Indeed. All the posts from women here (Kelley, Jane, Maggie, & me) and honorary girl & my favorite male feminist Michael Hoover focused more on the contexts (the production of images of women + collective male consumption of them + how existing modes of consumption of female images serve sexist male bonding) than anything else. The locker-room ambience of the SI thread is what we are criticizing first and foremost. And that is why I retitled the thread 'Giggly Guys.'
>>And I was merely giving voice to a general (but not really casual)

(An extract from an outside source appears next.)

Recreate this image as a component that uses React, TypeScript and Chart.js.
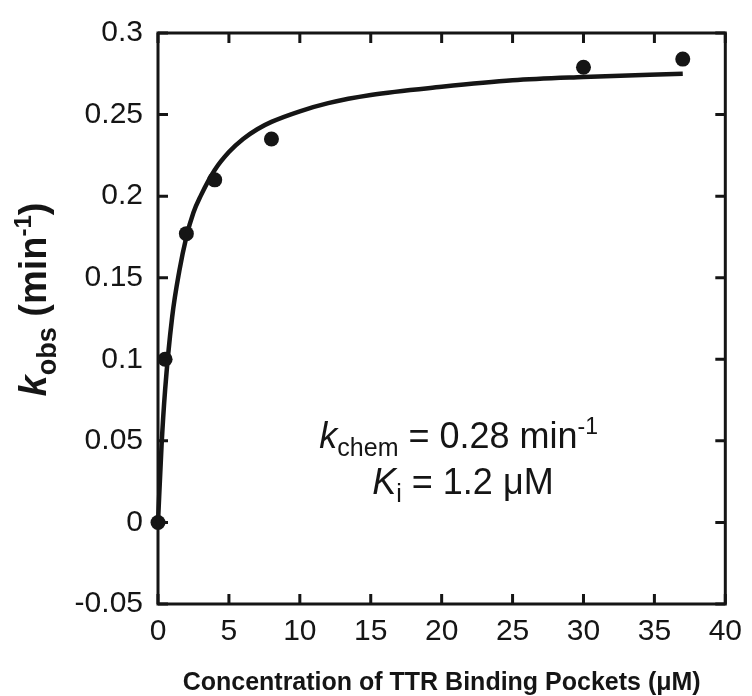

>>impression I got after some time in my native Netherlands, where sex,
>>sexuality and feminism seemed to me to align and interact in very different
>>ways than I was used to here.
Apparently Rob hasn't seen Marleen Gorris's _De Stilte rond Christine M. [A Question of Silence]_ (1983). The most famous feminist film from the Netherlands, as far as I know. Here's a very brief commentary on Gorris's works (and male reception of her works):
Files, Gemma. "AND YOU THOUGHT ANTONIA'S LINE MADE MEN LOOK STUPID."
***** Right up to the moment before writer/director Marleen Gorris' Antonia's Line won the Best Foreign Film Oscar this year, you could still kind of hear the whining: A chorus of guys coast to coast complaining that this otherwise heart-warming little generational drama from the Netherlands portrays them as either potential rapists, unperceptive doofi or passive dupes of the strong, fecund, infinitely resilient female characters around them.

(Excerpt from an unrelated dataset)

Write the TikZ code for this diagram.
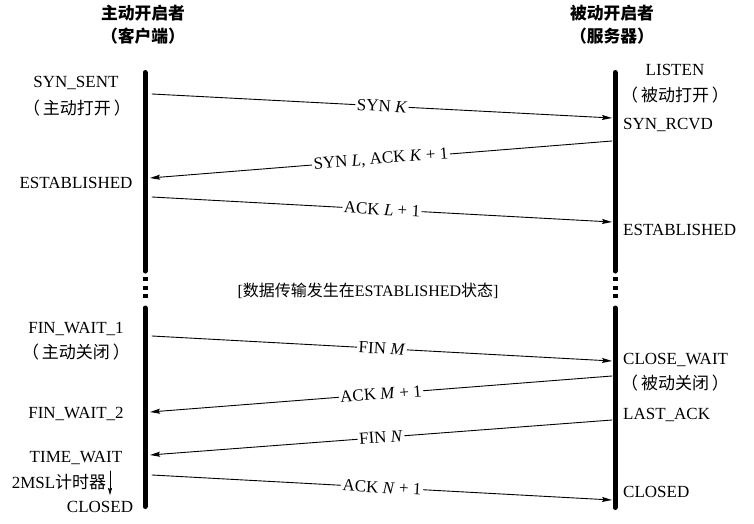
\documentclass[tikz,border=0pt]{standalone}
\usepackage{fontspec}
\setmainfont{Liberation Serif}
\newfontfamily\cjk{Noto Sans CJK SC}
\usetikzlibrary{arrows.meta}

\begin{document}
\begin{tikzpicture}[line cap=round,line join=round,>={Stealth[length=10pt,width=5pt,inset=1.5pt]},x=1pt,y=-1pt,
  every node/.style={font=\fontsize{17}{20}\selectfont,inner sep=0pt},
  head/.style={font=\fontsize{16.8}{20}\selectfont\cjk\bfseries},
  life/.style={line width=5pt},
  lifegap/.style={line width=5pt,line cap=butt,dash pattern=on 4pt off 4.5pt},
  msg/.style={->,line width=0.9pt},
  lbl/.style={midway,sloped,fill=white,inner sep=1.5pt}]
\useasboundingbox (0,0) rectangle (754,524);

\node[head] (hc) at (143,13) {主动开启者};
\node[head] (hcs) at (143,36) {（客户端）};
\node[head] (hs) at (612,13) {被动开启者};
\node[head] (hss) at (612,36) {（服务器）};

\coordinate (la) at (145,72.5);
\coordinate (lb) at (145,271);
\coordinate (lc) at (145,277);
\coordinate (ld) at (145,300);
\coordinate (le) at (145,308);
\coordinate (lf) at (145,506.5);
\coordinate (ra) at (615,72.5);
\coordinate (rb) at (615,271);
\coordinate (rc) at (615,277);
\coordinate (rd) at (615,300);
\coordinate (re) at (615,308);
\coordinate (rf) at (615,507.5);
\draw [life] (la) -- (lb);
\draw [lifegap] (lc) -- (ld);
\draw [life] (le) -- (lf);
\draw [life] (ra) -- (rb);
\draw [lifegap] (rc) -- (rd);
\draw [life] (re) -- (rf);

\node (synsent) at (76,83) {SYN\_SENT};
\node (aopen) at (77,108) {\cjk （\hspace{3pt}主动打开\hspace{3pt}）};
\node (cest) at (76,183) {ESTABLISHED};
\node (fw1) at (76,329) {FIN\_WAIT\_1};
\node (aclose) at (76,352) {\cjk （\hspace{3pt}主动关闭\hspace{3pt}）};
\node (fw2) at (76,414) {FIN\_WAIT\_2};
\node (tw) at (76,458) {TIME\_WAIT};
\node (msl) at (59,482) {2MSL{\cjk 计时器}};
\node (cclosed) at (100,507) {CLOSED};
\coordinate (t1) at (110,471);
\coordinate (t2) at (110,495);
\draw [-{Stealth[length=7pt,width=4pt,inset=1pt]},line width=0.8pt] (t1) -- (t2);

\node (listen) at (675,70) {LISTEN};
\node (popen) at (675,95) {\cjk （\hspace{3pt}被动打开\hspace{3pt}）};
\node [anchor=west] (rcvd) at (623,125) {SYN\_RCVD};
\node [anchor=west] (sest) at (623,230) {ESTABLISHED};
\node [anchor=west] (cw) at (623,360) {CLOSE\_WAIT};
\node (pclose) at (675,383) {\cjk （\hspace{3pt}被动关闭\hspace{3pt}）};
\node [anchor=west] (lack) at (623,415) {LAST\_ACK};
\node [anchor=west] (sclosed) at (623,492) {CLOSED};

\node [font=\fontsize{16}{19}\selectfont] (data) at (368,291) {[{\cjk 数据传输发生在}ESTABLISHED{\cjk 状态}]};

\coordinate (a1) at (152,94);
\coordinate (b1) at (612,118);
\coordinate (b2) at (612,141);
\coordinate (a2) at (150,178);
\coordinate (a3) at (152,197);
\coordinate (b3) at (612,222);
\coordinate (a4) at (152,336);
\coordinate (b4) at (612,361);
\coordinate (b5) at (612,376);
\coordinate (a5) at (150,412);
\coordinate (b6) at (612,420);
\coordinate (a6) at (150,455);
\coordinate (a7) at (152,475);
\coordinate (b7) at (612,500);
\draw [msg] (a1) -- node[lbl] {SYN \textit{K}} (b1);
\draw [msg] (b2) -- node[lbl] {SYN \textit{L}, ACK \textit{K} + 1} (a2);
\draw [msg] (a3) -- node[lbl] {ACK \textit{L} + 1} (b3);
\draw [msg] (a4) -- node[lbl] {FIN \textit{M}} (b4);
\draw [msg] (b5) -- node[lbl] {ACK \textit{M} + 1} (a5);
\draw [msg] (b6) -- node[lbl] {FIN \textit{N}} (a6);
\draw [msg] (a7) -- node[lbl] {ACK \textit{N} + 1} (b7);
\end{tikzpicture}
\end{document}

As we near the end of a decade during which feminism has become the real "f-word", Gorris' cinematic championship of her own gender (and her not-so-subtext, which implies that women could happily choose to live their whole lives without male support or companionship) obviously strikes some people in the audience -- especially those with penises -- as infinitely threatening.
Well, gentleman, the good folks down at Cinematheque have taken Gorris' new Oscar-winning status as an excuse to launch a retrospective of her earlier works. And if you think Antonia's Line seems "anti-male," then you ain't seen nothin' yet.
It all began in 1982, with A Question Of Silence (June 7, 8:45 p.m.), a story about three women (a harried housewife, a divorced waitress, an "old maid" secretary) who suddenly unite one day to kick, stab and genitally mutilate an annoying male shopkeeper to death in a Bacchic frenzy. A female psychiatrist visits them in prison, bent on assessing their mental fitness to stand trial. After much deliberation, she pronounces them sane -- just fed up with a world in which the male few feel free to run roughshod over the female many. And none of the male lawyers and male cops involved, the male judge or her own husband, seem even vaguely able to understand why.
Legitimate and reasonably objective case study, or puerile feminist revenge fantasy? Gorris plays both ends against the middle, refusing to let anyone involved off the hook, a pattern that continues in her next two films, Broken Mirrors (June 8, 8:45 p.m.) from 1983/84 and 1989's The Last Island (June 12, 8:45 p.m.), which also pit female practicality against men's incapacity to enjoy anything without wanting to possess it.
In The Last Island, a group of plane-crash survivors stranded on a desert island slowly realize they may well be the last people left on earth. The male members of the group immediately begin to pressure the sole fertile female, a Canadian lawyer, to breed and perpetuate the human race. "You said you wanted life on this island," she cries, despairingly, as she watches them squabble and destroy each other. "So why couldn't you just live? Is that so hard?"
Whether Gorris actually thinks men are superfluous is debatable. But she's certainly concerned enough with the sexes' apparent inability to maintain any sort of happy medium to keep on turning out movies which examine the problem with style, grace and appealing surfeit of warm, wry, self-deprecating humor. ***** (http://www.eye.net/Arts/Movies/Features/FF/1996/ff0606a.htm)
I don't see 'self-deprecating' humor in Gorris's work, but the above is a good enough summary of her films and how they are perceived and even positively hated by many men. Judging by her work, Gorris is not likely to agree with Rob that "relations between men and women were much less strained, socially scripted, and hierarchical [in the Netherlands] than here [Australia?]."
One important thing that the reviewer misses is that in _A Question of Silence_, the shopkeeper that three women murder is a _boutique owner_, thus symbolizing how capital profits from the power of sexist relations and ideology to shape appropriate images of women and even our bodies themselves.